Begin with the first line of the material and write out each line exactly, ending with the line that contains "import plotly.graph_objects as go". Pictures are not part of the copy.
==== DATA
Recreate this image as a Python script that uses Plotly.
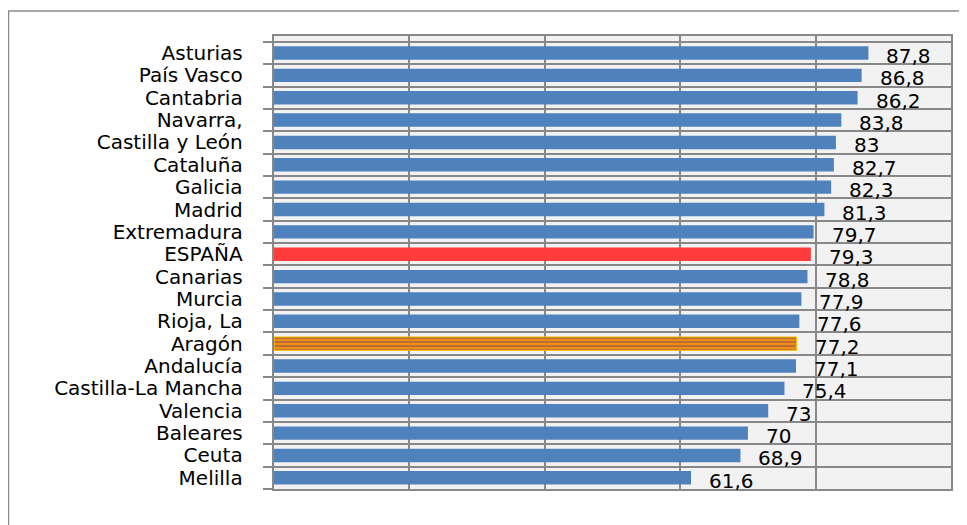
import plotly.graph_objects as go

categories = ["Asturias", "País Vasco", "Cantabria", "Navarra,", "Castilla y León",
              "Cataluña", "Galicia", "Madrid", "Extremadura", "ESPAÑA", "Canarias",
              "Murcia", "Rioja, La", "Aragón", "Andalucía", "Castilla-La Mancha",
              "Valencia", "Baleares", "Ceuta", "Melilla"]
values = [87.8, 86.8, 86.2, 83.8, 83, 82.7, 82.3, 81.3, 79.7, 79.3, 78.8,
          77.9, 77.6, 77.2, 77.1, 75.4, 73, 70, 68.9, 61.6]
x_ticks = [0, 20, 40, 60, 80, 100]

BLUE = "#4f81bd"
colors = []
patterns = []
for c in categories:
    if c == "ESPAÑA":
        colors.append("#ff3b3b"); patterns.append("")
    elif c == "Aragón":
        colors.append("#f28a1e"); patterns.append("-")
    else:
        colors.append(BLUE); patterns.append("")
line_colors = ["#ffc000" if c == "Aragón" else "rgba(0,0,0,0)" for c in categories]

def fmt(v):
    return ("%g" % v).replace(".", ",")

FONT = "DejaVu Sans"
labels = [c + " " for c in categories]

fig = go.Figure()
fig.add_trace(go.Bar(
    x=values, y=labels, orientation="h",
    width=0.6,
    marker=dict(color=colors,
                line=dict(color=line_colors, width=1),
                pattern=dict(shape=patterns, fgcolor="#e0400a", size=4, solidity=0.35)),
    hoverinfo="skip",
))

annotations = []
for lab, v in zip(labels, values):
    annotations.append(dict(x=v, y=lab, xref="x", yref="y", text=fmt(v),
                            showarrow=False, xanchor="left", yanchor="middle",
                            xshift=16, yshift=-3,
                            font=dict(family=FONT, size=20, color="#000000")))

# page body has an 8px margin; compensate
W, H = 959, 517
ml, mr, mt, mb = 266, 16, 28, 36
pw, ph = W - ml - mr, H - mt - mb
def px_x(p): return (p - ml) / pw
def px_y(p): return 1 - (p - mt) / ph
shapes = [dict(type="path", xref="paper", yref="paper",
               path=f"M {px_x(0.5)} {px_y(530)} L {px_x(0.5)} {px_y(3)} L {px_x(975)} {px_y(3)}",
               line=dict(color="#8c8c8c", width=1.5), layer="above")]

fig.update_layout(
    width=W, height=H,
    margin=dict(l=ml, r=mr, t=mt, b=mb),
    paper_bgcolor="white", plot_bgcolor="#f2f2f2",
    showlegend=False, bargap=0.4,
    annotations=annotations, shapes=shapes,
    xaxis=dict(range=[0, 100], tickvals=x_ticks, showticklabels=False,
               showgrid=True, gridcolor="#888888", gridwidth=2,
               zeroline=False, showline=True, linecolor="#888888", linewidth=2,
               mirror=True, fixedrange=True),
    yaxis=dict(type="category", autorange="reversed", tickson="boundaries",
               tickmode="array", tickvals=labels, ticktext=labels,
               ticks="outside", ticklen=9, tickwidth=2, tickcolor="#888888",
               showgrid=True, gridcolor="#888888", gridwidth=2,
               showline=True, linecolor="#888888", linewidth=2, mirror=True,
               ticklabelstandoff=19,
               tickfont=dict(family=FONT, size=20, color="#000000"),
               fixedrange=True),
)

fig.write_html("out.html")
========
EXERCISE ANSWER:
Recreate this image as a Python script that uses Plotly.
import plotly.graph_objects as go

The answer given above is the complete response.